Capote, conforme recordou Nêumanne, teve uma relação de afeto muito grande com Perry Smith e, além disso, chegou a pagar os advogados de defesa dos condenados para conseguir o seu objetivo, que era extrair a confissão do assassinato e a narração do dia do crime. 

"Capote praticamente esqueceu o Dick Hickock e todo mundo seguiu o mesmo caminho. Todavia, existe um erro jurídico aí. O assassino foi o Perry Smith, ele tinha planejado o assalto, mas não matou ninguém. O Dick não tinha que sofrer com a mesma pena que o Perry. O Dick foi condenado não pelo crime, mas porque era da escória e não tinha ninguém por ele", opina. 
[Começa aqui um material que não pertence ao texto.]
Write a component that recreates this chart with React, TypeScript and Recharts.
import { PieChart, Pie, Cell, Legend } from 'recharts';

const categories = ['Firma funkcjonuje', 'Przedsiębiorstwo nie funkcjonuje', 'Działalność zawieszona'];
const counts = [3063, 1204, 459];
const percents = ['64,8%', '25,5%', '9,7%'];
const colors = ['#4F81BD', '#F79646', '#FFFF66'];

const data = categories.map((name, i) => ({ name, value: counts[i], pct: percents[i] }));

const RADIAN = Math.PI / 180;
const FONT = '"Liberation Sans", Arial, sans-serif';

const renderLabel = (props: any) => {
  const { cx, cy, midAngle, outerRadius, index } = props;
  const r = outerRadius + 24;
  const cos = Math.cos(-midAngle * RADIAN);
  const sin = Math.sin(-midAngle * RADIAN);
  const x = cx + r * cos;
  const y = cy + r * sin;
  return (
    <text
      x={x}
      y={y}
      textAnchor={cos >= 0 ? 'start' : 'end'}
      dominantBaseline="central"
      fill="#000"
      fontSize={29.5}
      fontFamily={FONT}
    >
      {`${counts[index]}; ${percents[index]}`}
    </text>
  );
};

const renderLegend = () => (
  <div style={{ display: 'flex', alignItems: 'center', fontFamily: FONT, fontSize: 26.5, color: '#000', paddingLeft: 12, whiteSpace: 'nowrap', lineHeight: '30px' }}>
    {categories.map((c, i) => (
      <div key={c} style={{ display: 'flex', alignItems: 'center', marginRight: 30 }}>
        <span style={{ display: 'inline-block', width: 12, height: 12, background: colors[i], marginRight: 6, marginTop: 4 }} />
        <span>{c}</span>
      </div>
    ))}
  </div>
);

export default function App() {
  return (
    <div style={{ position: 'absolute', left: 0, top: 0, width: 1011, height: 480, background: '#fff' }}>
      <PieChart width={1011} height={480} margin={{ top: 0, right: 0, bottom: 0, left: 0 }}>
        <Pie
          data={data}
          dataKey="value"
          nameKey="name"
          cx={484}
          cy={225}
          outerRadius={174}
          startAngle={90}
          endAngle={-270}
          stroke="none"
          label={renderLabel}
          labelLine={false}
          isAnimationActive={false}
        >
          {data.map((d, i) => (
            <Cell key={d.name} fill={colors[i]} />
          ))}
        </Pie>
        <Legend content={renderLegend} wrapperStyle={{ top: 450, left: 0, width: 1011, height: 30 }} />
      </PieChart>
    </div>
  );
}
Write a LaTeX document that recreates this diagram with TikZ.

Para Nêumanne, a pergunta que se impõe, na análise do episódio, é a seguinte: até que ponto é ético e lícito um escritor sugar a alma de outra pessoa, como fez Capote com o assassino Perry Smith? É justificável? Fica a questão no ar. 

Astier Basílio

Publicado no Jornal da Paraíba, 23.05.2006
Enviado por José Nêumanne Pinto

POEMA DE ASTIER BASÍLIO

lido durante o encontro com Nêumanne, na Bienal Nacional da Paraíba, domingo 21.05.2006

há dois Nêumanne em uma só pessoa
um é outro de si. Um é garoa,
outro é névoa sem cinza, peregrina.
Um em terno e gravata vem à tona
Outro ri sobre as ruas de Campina
Um se vê nos vitrais de Barcelona.

Há dois Nêumanne em um só desespero,
um escriba. Outro um quase violeiro,
um em penas: redoma da rotina
outro de Uiraúna, não se clona
este um com miopia tem Campina
esculpida num ocaso em Barcelona

há dois Nêumanne e apenas um respiro
uma parte pondera outra (de)lira
um cavalga canções o outro opina
um sisudo se assina o outro zona
um é beco que borda uma Campina
terminando numa igreja em Barcelona

há dois Nêumanne e uma geografia
um é lobo de si, outro é poesia
um é Ícaro e longe estaciona
outro é Sísifo e sua sendo sina
um trancou no infinito uma Campina
que brincava de Deus em Barcelona

há dois Nêumanne: um vai, por isso fica
um escreve e o outro se publica
- eles se cumprimentam. Um é lona,
outro é loa, um é légua outro é sextina,
um morreu de saudades em Campina 
para ressuscitar em Barcelona

há dois Nêumanne e o tempo aos dois encarde
um é novo é açude, o outro é tarde,
avenidas que no meu verso enjaulo
um é lauda outro é lenda. Eis o problema
a brindar Barcelona e Borborema
estes dois são um só porque São Paulo.